Приказы, отданные по корпусу в 1817 г., свидетельствуют, что М.С. Воронцов последовательно и строго контролировал поведение состава корпуса, стремясь, чтобы ни один проступок не оставался безнаказанным.
Но, вынося приговор одним, корпусное начальство, как видно из донесений, не оставляло без поощрения отличившихся по службе. „Унтер-офицерам Нарвского пехотного полка, находящимся при Мобежском госпитале, предписано выдать каждому по 50 франков за усердную службу и отличное поведение“[295].

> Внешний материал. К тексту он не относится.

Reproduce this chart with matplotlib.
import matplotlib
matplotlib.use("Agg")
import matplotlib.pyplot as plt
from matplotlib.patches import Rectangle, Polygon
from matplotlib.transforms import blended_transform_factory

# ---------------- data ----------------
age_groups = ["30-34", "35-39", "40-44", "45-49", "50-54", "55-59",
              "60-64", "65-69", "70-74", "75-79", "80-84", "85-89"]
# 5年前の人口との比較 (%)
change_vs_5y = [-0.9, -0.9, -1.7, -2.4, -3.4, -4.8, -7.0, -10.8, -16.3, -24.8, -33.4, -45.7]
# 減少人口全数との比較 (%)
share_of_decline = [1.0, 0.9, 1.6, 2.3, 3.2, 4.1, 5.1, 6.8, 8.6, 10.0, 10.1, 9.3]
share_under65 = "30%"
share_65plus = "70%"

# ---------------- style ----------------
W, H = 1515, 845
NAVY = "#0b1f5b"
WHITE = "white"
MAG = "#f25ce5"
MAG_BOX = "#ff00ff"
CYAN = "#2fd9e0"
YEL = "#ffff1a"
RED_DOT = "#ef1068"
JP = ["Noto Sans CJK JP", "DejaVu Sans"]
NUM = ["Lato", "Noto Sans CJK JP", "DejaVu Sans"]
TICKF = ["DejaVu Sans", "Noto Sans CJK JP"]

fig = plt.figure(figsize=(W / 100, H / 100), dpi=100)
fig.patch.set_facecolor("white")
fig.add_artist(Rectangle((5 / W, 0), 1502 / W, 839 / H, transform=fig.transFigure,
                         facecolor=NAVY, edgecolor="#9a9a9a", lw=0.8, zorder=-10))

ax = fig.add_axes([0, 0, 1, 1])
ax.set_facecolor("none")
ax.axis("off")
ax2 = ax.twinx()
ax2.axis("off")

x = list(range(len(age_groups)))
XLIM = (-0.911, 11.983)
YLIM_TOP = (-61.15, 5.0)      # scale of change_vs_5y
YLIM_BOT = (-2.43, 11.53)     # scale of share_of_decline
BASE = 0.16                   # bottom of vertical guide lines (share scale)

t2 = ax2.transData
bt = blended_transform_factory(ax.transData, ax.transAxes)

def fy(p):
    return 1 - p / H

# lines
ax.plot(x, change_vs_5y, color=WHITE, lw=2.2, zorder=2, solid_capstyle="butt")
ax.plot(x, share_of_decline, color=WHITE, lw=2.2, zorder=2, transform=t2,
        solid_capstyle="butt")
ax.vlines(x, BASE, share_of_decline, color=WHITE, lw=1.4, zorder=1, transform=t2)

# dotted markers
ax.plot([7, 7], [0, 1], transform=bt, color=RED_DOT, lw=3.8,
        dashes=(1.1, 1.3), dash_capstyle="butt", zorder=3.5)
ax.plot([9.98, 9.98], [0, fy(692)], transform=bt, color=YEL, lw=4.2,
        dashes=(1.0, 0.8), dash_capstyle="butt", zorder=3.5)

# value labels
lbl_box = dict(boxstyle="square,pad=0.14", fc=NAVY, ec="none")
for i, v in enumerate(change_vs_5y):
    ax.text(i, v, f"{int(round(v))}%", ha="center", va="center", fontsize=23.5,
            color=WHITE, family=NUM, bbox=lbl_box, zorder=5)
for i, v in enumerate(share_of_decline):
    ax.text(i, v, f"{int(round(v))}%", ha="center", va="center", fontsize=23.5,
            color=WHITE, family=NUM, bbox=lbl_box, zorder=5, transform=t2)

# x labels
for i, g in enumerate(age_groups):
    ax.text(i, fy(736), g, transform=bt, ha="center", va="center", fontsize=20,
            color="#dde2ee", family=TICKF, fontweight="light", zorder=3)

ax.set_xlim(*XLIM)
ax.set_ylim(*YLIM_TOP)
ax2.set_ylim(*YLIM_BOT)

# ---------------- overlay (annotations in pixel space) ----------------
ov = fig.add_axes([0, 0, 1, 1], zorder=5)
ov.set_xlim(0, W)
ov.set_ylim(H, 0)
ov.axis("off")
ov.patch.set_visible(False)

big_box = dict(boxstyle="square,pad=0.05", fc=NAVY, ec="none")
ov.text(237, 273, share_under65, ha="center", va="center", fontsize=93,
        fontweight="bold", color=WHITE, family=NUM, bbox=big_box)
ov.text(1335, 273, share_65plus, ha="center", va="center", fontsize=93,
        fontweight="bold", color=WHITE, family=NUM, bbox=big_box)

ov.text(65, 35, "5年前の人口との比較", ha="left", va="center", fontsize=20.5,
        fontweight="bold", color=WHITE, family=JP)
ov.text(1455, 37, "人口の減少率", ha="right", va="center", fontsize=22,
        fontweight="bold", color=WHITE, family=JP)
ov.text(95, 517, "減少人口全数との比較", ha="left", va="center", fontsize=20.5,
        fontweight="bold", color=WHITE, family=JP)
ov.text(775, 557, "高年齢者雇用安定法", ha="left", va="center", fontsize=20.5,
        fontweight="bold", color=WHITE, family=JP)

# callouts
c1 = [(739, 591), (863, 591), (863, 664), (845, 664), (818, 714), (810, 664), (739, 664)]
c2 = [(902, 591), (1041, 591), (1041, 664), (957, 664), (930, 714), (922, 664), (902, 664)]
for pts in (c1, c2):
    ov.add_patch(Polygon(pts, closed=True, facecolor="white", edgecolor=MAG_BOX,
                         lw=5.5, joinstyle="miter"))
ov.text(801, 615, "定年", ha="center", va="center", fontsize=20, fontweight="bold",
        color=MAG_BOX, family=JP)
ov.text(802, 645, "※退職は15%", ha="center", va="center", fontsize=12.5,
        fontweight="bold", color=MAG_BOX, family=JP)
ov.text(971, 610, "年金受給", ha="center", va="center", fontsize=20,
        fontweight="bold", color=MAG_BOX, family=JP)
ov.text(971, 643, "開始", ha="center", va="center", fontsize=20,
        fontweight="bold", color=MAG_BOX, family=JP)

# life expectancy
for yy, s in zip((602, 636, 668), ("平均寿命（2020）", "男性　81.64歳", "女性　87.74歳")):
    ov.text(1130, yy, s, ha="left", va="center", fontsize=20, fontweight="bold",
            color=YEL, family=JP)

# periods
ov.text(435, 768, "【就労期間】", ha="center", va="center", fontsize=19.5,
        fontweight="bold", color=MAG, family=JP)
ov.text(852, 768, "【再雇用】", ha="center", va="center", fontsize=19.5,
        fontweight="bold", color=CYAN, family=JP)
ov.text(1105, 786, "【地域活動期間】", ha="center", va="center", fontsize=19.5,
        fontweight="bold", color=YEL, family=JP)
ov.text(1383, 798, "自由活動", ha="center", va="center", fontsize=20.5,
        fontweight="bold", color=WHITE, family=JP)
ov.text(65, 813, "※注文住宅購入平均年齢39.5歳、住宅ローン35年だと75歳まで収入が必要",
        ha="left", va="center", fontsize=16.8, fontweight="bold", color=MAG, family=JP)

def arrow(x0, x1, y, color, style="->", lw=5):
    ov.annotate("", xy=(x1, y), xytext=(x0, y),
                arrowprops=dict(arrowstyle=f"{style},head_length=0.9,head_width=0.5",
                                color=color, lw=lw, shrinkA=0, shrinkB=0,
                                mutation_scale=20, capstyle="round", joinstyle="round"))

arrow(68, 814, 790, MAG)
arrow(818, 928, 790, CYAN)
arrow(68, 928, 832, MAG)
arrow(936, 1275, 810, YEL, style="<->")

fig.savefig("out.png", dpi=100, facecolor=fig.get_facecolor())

Понимая всю глубину ответственности за своих подчиненных, М.С. Воронцов старался удалить из корпуса лиц, не приносящих конкретной пользы на службе. „№ 28 майя 13. Предписано прислать в крепость Мобеж к 10 числу июня всех неспособных нижних чинов, для отправления в Россию с полками, идущими под командою генерал-майора Полторацкого“[296].
Необходимо отметить и проявления дружелюбных отношений между Русским оккупационным корпусом и местными жителями. Так, М.С. Воронцов с удовольствием, как сказано в приказе от 1 февраля 1816 г., принял благодарный отзыв от жителей селения Сар-Лотери о капитане Нарвского пехотного полка Атамонове, предпринявшем все меры для тушения пожара в этом селении: „Дав знать о сем по корпусу, я остаюсь в полном уверении, что всякой частной (так в источнике. — 0.3.) командир вверенного мне корпуса не откажет себе в удовольствии помогать жителям в подобных и других требуемых помощи случаях“[297].
В приказе от 21 марта 1816 г. М.С. Воронцов рекомендует всем начальникам смотреть, чтобы люди не ходили и не ездили по вспаханным полям, тем более что есть тропинки и дорожки, через поля идущие, которых нужно держаться. М.С. Воронцов выражает признательность командирам Новоингерманландского и Алексопольского полков и командирам первых гренадерских рот этих полков за порядок в их частях, чему он был свидетелем, объезжая корпус на егерских учениях[298]. В одном из апрельских распоряжений Михаил Семенович строго запрещает воинским чинам его корпуса рыбную ловлю в реке Самбре и всякую охоту, особенно псовую: первое — потому, что река отдана на откуп одному французу, который понес бы убыток; второе — для охоты отводится определенное время года, к тому же необходимо оберегать хлеба на полях.